======== DATA SUPPLIED ========
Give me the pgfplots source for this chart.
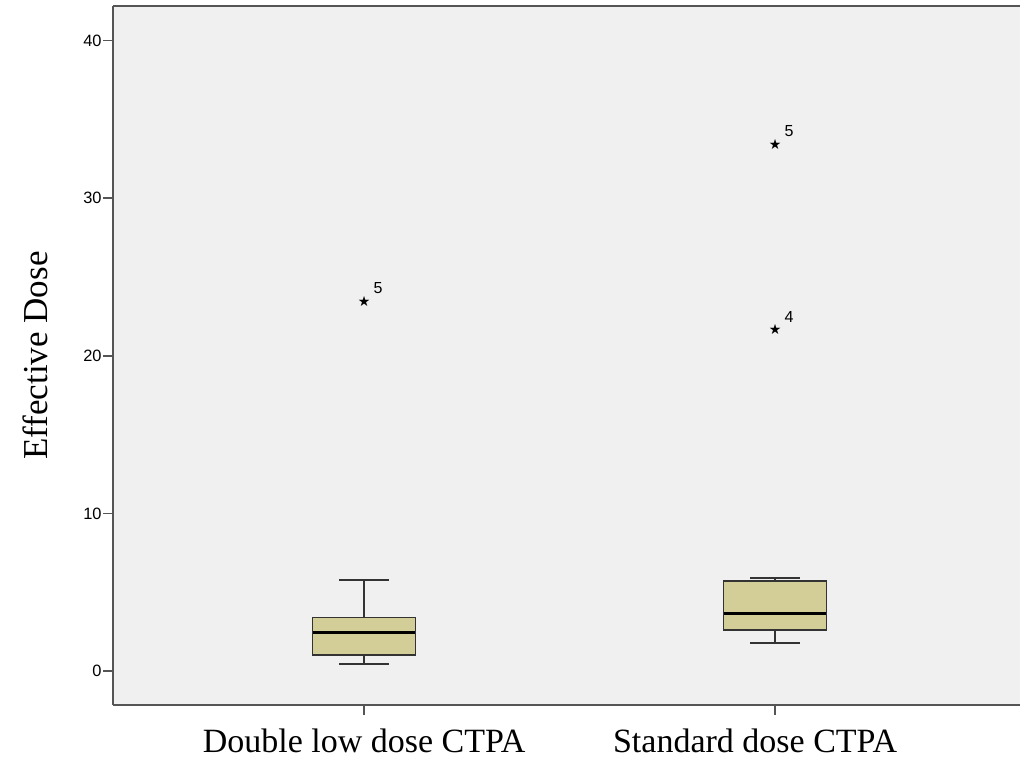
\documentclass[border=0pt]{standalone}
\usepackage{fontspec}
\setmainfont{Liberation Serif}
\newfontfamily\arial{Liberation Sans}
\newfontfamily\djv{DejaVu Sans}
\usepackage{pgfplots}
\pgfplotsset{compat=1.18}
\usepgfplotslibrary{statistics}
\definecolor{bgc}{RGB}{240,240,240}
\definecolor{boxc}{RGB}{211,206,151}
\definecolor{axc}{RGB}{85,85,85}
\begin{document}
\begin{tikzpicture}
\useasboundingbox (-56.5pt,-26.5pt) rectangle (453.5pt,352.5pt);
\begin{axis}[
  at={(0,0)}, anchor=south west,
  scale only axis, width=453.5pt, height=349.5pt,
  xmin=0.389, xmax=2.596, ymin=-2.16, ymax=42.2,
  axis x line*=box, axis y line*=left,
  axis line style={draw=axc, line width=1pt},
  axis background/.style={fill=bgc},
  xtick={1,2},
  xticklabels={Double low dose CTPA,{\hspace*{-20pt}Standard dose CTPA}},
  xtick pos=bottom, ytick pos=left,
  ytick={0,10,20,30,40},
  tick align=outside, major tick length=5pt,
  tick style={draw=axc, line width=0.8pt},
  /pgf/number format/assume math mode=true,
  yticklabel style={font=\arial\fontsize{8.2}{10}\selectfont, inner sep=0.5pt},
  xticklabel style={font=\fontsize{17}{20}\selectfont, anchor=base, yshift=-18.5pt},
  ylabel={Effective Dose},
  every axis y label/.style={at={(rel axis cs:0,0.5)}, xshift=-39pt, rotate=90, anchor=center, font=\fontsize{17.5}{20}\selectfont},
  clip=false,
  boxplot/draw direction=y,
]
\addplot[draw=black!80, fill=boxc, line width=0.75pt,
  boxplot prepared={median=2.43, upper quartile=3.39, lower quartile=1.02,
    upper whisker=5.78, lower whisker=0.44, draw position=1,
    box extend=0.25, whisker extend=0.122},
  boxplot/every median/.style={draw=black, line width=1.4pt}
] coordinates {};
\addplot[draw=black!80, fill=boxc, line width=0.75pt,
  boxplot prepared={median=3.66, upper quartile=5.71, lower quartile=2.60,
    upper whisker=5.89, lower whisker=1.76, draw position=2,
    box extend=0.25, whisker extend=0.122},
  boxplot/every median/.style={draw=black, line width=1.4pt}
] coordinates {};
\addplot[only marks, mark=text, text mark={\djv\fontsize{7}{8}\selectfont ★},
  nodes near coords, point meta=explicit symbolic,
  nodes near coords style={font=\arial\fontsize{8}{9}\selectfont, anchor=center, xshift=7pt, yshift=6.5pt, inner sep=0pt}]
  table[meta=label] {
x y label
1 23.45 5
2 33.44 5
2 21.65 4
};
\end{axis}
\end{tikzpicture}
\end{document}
========
======== DATA SUPPLIED ========
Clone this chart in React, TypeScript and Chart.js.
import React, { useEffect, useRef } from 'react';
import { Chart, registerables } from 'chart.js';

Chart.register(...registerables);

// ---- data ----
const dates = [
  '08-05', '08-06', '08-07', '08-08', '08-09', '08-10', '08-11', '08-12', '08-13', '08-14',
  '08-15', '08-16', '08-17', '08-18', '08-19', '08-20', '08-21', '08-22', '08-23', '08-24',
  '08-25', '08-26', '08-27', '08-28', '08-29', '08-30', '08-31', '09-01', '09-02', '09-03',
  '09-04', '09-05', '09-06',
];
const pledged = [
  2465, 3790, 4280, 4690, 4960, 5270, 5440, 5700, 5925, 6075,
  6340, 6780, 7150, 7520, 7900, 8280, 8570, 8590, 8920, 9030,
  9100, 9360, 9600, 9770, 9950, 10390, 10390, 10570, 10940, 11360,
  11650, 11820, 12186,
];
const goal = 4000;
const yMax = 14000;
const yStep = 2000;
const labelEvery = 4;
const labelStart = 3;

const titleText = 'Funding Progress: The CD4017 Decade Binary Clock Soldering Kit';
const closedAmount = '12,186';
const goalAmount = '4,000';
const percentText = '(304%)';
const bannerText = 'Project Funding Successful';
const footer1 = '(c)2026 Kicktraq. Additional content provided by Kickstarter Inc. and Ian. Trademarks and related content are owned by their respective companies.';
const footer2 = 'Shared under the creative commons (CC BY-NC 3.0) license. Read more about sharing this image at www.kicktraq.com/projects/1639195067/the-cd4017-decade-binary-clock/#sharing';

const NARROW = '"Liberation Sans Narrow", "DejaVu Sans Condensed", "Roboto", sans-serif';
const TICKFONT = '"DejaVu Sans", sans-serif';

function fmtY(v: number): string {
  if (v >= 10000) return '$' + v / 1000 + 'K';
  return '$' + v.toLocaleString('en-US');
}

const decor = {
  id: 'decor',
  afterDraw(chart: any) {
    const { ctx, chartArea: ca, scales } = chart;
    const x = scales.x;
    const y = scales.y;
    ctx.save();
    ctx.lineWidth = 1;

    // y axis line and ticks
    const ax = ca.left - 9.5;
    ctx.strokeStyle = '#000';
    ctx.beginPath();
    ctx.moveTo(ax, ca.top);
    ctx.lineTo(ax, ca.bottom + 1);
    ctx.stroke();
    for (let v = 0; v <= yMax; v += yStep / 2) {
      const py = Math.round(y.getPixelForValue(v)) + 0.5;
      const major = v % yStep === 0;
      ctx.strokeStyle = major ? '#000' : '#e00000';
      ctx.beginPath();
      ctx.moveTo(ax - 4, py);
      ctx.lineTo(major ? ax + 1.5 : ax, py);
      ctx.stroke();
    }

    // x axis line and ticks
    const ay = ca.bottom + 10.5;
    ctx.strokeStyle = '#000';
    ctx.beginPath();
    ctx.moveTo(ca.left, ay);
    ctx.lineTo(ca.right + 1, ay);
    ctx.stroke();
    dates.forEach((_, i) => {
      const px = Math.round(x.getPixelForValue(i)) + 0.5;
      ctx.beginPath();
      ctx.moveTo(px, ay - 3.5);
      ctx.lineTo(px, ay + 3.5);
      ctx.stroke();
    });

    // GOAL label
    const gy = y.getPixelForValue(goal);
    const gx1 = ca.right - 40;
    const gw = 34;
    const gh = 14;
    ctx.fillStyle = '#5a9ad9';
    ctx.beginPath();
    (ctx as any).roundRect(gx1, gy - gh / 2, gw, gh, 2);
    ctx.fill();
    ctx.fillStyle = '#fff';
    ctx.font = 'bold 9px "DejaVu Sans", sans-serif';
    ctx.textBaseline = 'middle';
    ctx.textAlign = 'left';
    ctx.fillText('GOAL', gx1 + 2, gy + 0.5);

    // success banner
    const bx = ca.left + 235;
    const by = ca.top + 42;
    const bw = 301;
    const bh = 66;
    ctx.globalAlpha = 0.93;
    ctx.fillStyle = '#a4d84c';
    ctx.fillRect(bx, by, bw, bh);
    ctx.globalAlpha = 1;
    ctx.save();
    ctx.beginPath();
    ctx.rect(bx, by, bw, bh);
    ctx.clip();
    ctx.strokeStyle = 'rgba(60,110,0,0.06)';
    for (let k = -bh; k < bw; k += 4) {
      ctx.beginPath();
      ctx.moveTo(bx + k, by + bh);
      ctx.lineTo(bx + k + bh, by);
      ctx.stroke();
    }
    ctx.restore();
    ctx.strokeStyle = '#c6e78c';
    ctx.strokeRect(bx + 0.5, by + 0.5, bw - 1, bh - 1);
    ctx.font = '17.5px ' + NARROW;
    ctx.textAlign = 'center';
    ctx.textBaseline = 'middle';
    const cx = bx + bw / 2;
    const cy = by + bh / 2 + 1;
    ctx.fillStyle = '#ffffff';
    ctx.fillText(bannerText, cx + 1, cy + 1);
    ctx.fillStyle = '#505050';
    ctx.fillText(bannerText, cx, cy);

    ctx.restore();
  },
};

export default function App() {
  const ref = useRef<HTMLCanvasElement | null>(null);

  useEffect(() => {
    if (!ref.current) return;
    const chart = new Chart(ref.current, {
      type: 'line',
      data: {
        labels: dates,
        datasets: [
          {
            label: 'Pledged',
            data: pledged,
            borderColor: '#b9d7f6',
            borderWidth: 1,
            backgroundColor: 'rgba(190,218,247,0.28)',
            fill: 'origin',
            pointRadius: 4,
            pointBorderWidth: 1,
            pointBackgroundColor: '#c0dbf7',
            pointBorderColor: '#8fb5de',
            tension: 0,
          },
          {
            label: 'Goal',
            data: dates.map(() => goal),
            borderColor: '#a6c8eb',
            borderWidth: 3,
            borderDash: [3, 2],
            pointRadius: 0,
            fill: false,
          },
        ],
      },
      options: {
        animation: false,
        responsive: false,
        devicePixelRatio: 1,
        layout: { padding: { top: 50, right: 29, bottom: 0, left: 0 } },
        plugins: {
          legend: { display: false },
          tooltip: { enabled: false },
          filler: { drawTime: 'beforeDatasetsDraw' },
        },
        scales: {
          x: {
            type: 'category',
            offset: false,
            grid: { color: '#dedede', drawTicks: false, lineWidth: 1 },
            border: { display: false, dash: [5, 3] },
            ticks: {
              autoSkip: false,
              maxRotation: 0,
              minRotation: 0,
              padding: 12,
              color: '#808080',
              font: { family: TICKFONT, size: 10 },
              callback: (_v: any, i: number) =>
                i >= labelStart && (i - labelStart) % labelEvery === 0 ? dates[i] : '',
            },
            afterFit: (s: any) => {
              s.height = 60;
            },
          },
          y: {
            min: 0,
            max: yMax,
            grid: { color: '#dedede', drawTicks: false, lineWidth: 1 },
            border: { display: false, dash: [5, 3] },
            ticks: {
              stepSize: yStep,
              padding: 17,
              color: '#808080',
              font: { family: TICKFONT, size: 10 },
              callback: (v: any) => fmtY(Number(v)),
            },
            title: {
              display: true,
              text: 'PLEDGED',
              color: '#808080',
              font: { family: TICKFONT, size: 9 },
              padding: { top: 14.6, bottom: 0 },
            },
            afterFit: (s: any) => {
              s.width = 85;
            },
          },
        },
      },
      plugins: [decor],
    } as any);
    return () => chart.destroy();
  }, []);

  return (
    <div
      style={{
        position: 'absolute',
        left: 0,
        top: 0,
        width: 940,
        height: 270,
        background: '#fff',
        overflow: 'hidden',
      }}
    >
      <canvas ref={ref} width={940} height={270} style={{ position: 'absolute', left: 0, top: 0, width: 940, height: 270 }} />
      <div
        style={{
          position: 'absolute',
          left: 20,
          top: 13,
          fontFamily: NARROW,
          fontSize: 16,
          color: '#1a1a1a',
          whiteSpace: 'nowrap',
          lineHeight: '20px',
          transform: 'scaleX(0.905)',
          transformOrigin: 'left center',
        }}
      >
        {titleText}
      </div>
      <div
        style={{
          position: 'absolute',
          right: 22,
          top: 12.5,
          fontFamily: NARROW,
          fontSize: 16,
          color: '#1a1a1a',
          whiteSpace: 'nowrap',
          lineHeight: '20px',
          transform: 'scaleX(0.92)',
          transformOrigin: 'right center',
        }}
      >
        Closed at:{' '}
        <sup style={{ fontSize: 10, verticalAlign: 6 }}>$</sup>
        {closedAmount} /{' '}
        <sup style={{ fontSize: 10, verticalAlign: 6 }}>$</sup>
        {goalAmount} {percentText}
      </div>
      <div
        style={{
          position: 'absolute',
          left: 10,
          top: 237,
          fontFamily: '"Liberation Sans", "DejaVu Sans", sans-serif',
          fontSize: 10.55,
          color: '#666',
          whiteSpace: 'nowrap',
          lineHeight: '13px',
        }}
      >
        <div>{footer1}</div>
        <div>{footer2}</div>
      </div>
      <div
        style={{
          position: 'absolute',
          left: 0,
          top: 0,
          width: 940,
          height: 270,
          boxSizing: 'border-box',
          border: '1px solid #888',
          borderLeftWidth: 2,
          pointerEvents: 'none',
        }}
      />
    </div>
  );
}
========
● REQUIRED WORK
Quote the listing above, but only from the line that shows "Clone this chart" through the line that shows "Chart.register(...registerables);".

● RESPONSE TO THE TASK
Clone this chart in React, TypeScript and Chart.js.
import React, { useEffect, useRef } from 'react';
import { Chart, registerables } from 'chart.js';

Chart.register(...registerables);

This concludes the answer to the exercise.